I think the issue requires a large degree of balance as there is no clear right or wrong.
As noted above, we tend to play fast and loose with the war grave argument when applied to battlefields in general, as they are not immune to being turned into money in the form of strip malls and housing developments for up scale types who want a great view.
The point noted above that shipwrecks and sunken warships in shipping channels have trraditionally been dynamited or broken up and drug essentially flat with wire cables (by the government no less, normally with no public hearing) that certainly do not respect the remains exposed and then scattered in the wreckage.
In contrast, a diver visiting a wreck with the approprioate degree of respect is no worse than a Sunday afternoon in a cemetary or on a battlefield.

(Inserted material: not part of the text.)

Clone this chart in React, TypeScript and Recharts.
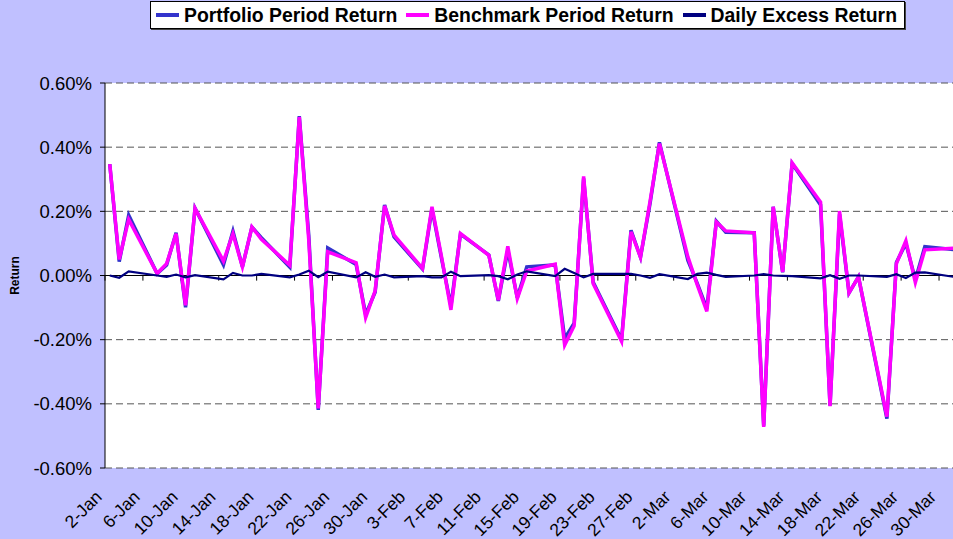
import React from "react";
import { LineChart, Line, XAxis, YAxis, CartesianGrid, ReferenceLine, Legend } from "recharts";

const dates = [
  "2008-01-02", "2008-01-03", "2008-01-04", "2008-01-07", "2008-01-08", "2008-01-09", "2008-01-10", "2008-01-11",
  "2008-01-14", "2008-01-15", "2008-01-16", "2008-01-17", "2008-01-18", "2008-01-21", "2008-01-22", "2008-01-23",
  "2008-01-24", "2008-01-25", "2008-01-28", "2008-01-29", "2008-01-30", "2008-01-31", "2008-02-01", "2008-02-04",
  "2008-02-05", "2008-02-06", "2008-02-07", "2008-02-08", "2008-02-11", "2008-02-12", "2008-02-13", "2008-02-14",
  "2008-02-15", "2008-02-18", "2008-02-19", "2008-02-20", "2008-02-21", "2008-02-22", "2008-02-25", "2008-02-26",
  "2008-02-27", "2008-02-28", "2008-02-29", "2008-03-03", "2008-03-04", "2008-03-05", "2008-03-06", "2008-03-07",
  "2008-03-10", "2008-03-11", "2008-03-12", "2008-03-13", "2008-03-14", "2008-03-17", "2008-03-18", "2008-03-19",
  "2008-03-20", "2008-03-21", "2008-03-24", "2008-03-25", "2008-03-26", "2008-03-27", "2008-03-28", "2008-03-31",
];

// values in percent
const benchmarkReturn = [
  0.347, 0.05, 0.175, 0.006, 0.037, 0.13, -0.093, 0.209,
  0.045, 0.13, 0.027, 0.151, 0.113, 0.032, 0.494, 0.11,
  -0.414, 0.074, 0.04, -0.131, -0.048, 0.217, 0.126, 0.022,
  0.214, 0.06, -0.107, 0.131, 0.063, -0.077, 0.091, -0.072,
  0.014, 0.035, -0.217, -0.157, 0.309, -0.025, -0.205, 0.136,
  0.057, 0.23, 0.411, 0.058, -0.03, -0.112, 0.167, 0.139,
  0.133, -0.472, 0.214, 0.011, 0.351, 0.229, -0.407, 0.201,
  -0.054, -0.004, -0.44, 0.037, 0.108, -0.022, 0.08, 0.085,
];

const portfolioReturn = [
  0.347, 0.043, 0.188, 0.006, 0.033, 0.133, -0.099, 0.21,
  0.033, 0.138, 0.027, 0.151, 0.118, 0.026, 0.497, 0.125,
  -0.419, 0.086, 0.034, -0.121, -0.052, 0.22, 0.12, 0.02,
  0.208, 0.054, -0.095, 0.129, 0.064, -0.079, 0.079, -0.069,
  0.027, 0.033, -0.196, -0.149, 0.303, -0.02, -0.2, 0.141,
  0.057, 0.223, 0.415, 0.047, -0.025, -0.103, 0.169, 0.135,
  0.133, -0.468, 0.214, 0.01, 0.349, 0.22, -0.406, 0.191,
  -0.054, -0.004, -0.446, 0.041, 0.1, -0.013, 0.09, 0.081,
];

const excessReturn = [
  0.0, -0.007, 0.013, 0.0, -0.004, 0.003, -0.006, 0.001,
  -0.012, 0.008, 0.0, 0.0, 0.005, -0.006, 0.003, 0.015,
  -0.005, 0.012, -0.006, 0.01, -0.004, 0.003, -0.006, -0.002,
  -0.006, -0.006, 0.012, -0.002, 0.001, -0.002, -0.012, 0.003,
  0.013, -0.002, 0.021, 0.008, -0.006, 0.005, 0.005, 0.005,
  0.0, -0.007, 0.004, -0.011, 0.005, 0.009, 0.002, -0.004,
  0.0, 0.004, 0.0, -0.001, -0.002, -0.009, 0.001, -0.01,
  0.0, 0.0, -0.004, 0.004, -0.008, 0.009, 0.01, -0.004,
];

const tickLabels = [
  "2-Jan", "6-Jan", "10-Jan", "14-Jan", "18-Jan", "22-Jan", "26-Jan", "30-Jan",
  "3-Feb", "7-Feb", "11-Feb", "15-Feb", "19-Feb", "23-Feb", "27-Feb",
  "2-Mar", "6-Mar", "10-Mar", "14-Mar", "18-Mar", "22-Mar", "26-Mar", "30-Mar",
];
const yTicks = [-0.6, -0.4, -0.2, 0, 0.2, 0.4, 0.6];

const START = Date.parse("2008-01-02");
const DAY = 86400000;
const data = dates.map((d, i) => ({
  day: (Date.parse(d) - START) / DAY + 0.5,
  portfolio: portfolioReturn[i],
  benchmark: benchmarkReturn[i],
  excess: excessReturn[i],
}));
const xTicks = tickLabels.map((_, i) => i * 4);

const FONT = "'Liberation Sans', Arial, Helvetica, sans-serif";

const legendItems = [
  { label: "Portfolio Period Return", color: "#3333CC" },
  { label: "Benchmark Period Return", color: "#FF00FF" },
  { label: "Daily Excess Return", color: "#000080" },
];

const renderLegend = () => (
  <div
    style={{
      boxSizing: "border-box",
      height: 28,
      width: 755,
      background: "#fff",
      border: "1px solid #000",
      boxShadow: "1px 1px 0 #444",
      display: "flex",
      alignItems: "center",
      paddingLeft: 5,
      fontFamily: FONT,
      fontWeight: "bold",
      fontSize: 19.4,
      color: "#000",
      whiteSpace: "nowrap",
    }}
  >
    {legendItems.map((it, i) => (
      <div key={it.label} style={{ display: "flex", alignItems: "center", marginLeft: i === 0 ? 0 : 9 }}>
        <span style={{ display: "inline-block", width: 23, height: 4, background: it.color, marginRight: 5 }} />
        <span>{it.label}</span>
      </div>
    ))}
  </div>
);

const XTick = (props: any) => {
  const { x, y, payload } = props;
  const label = tickLabels[Math.round(payload.value / 4)];
  return (
    <g transform={`translate(${x - 2},${y + 30})`}>
      <text x={0} y={0} textAnchor="end" transform="rotate(-45)" fontSize={17.5} fill="#000" fontFamily={FONT}>
        {label}
      </text>
    </g>
  );
};

export default function App() {
  return (
    <div
      style={{
        position: "absolute",
        left: 0,
        top: 0,
        width: 953,
        height: 539,
        overflow: "hidden",
        background: "#C0C0FF",
        fontFamily: FONT,
      }}
    >
      <LineChart width={970} height={539} data={data} margin={{ top: 55, right: 12, bottom: 0, left: 0 }}>
        <Legend
          verticalAlign="top"
          align="left"
          content={renderLegend}
          wrapperStyle={{ left: 150, top: 1, width: 755, height: 28 }}
        />
        <CartesianGrid horizontal vertical={false} stroke="#555" strokeDasharray="7 4" fill="#fff" />
        <XAxis
          type="number"
          dataKey="day"
          domain={[0, 90]}
          ticks={xTicks}
          interval={0}
          height={71}
          axisLine={false}
          tickLine={false}
          tickSize={0}
          tickMargin={0}
          tick={<XTick />}
          allowDataOverflow
        />
        <YAxis
          type="number"
          domain={[-0.6, 0.6]}
          ticks={yTicks}
          width={105}
          tickSize={5}
          tickMargin={8}
          tickFormatter={(v: number) => v.toFixed(2) + "%"}
          tick={{ fill: "#000", fontSize: 18.5, fontFamily: FONT }}
          axisLine={{ stroke: "#000", strokeWidth: 1 }}
          tickLine={{ stroke: "#000" }}
          label={{
            value: "Return",
            angle: -90,
            position: "insideLeft",
            offset: 15,
            style: { fontSize: 12, fontWeight: "bold", fill: "#000", textAnchor: "middle", fontFamily: FONT },
          }}
        />
        <ReferenceLine y={0} stroke="#000" strokeWidth={1.2} />
        {xTicks.map((t) => (
          <ReferenceLine
            key={t}
            segment={[
              { x: t, y: 0 },
              { x: t, y: -0.016 },
            ]}
            stroke="#000"
            strokeWidth={1}
          />
        ))}
        <Line type="linear" dataKey="portfolio" stroke="#3333CC" strokeWidth={3.5} dot={false} isAnimationActive={false} />
        <Line type="linear" dataKey="benchmark" stroke="#FF00FF" strokeWidth={3.5} dot={false} isAnimationActive={false} />
        <Line type="linear" dataKey="excess" stroke="#000080" strokeWidth={2.2} dot={false} isAnimationActive={false} />
      </LineChart>
    </div>
  );
}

Where it gets a little greyer is where you have divers going down with tools for the express purpose of looting the wreck for artifacts that are then displayed on private mantels. To some extent you can argue that with salt water wrecks the artifacts are being preserved for posterity, but when they are tucked away in private collections, stuffed in boxes in garages, or even worse, sold on e-bay, that argument gets a little thin. Donating or even loaning artifacts to museums for temporary or permanent display display would go along way toward supporting that argument, but I have not met many divers who actually do that.
In deep, cold, fresh water, environments where wrecks can last several hundred years in a very well preserved condition, the argument that the artifacts are being "preserved" by being recovered has virtually no merit at all unless they are being recovered for the express purpose of being displayed in a museum or for officially sanctioned archeological purposes.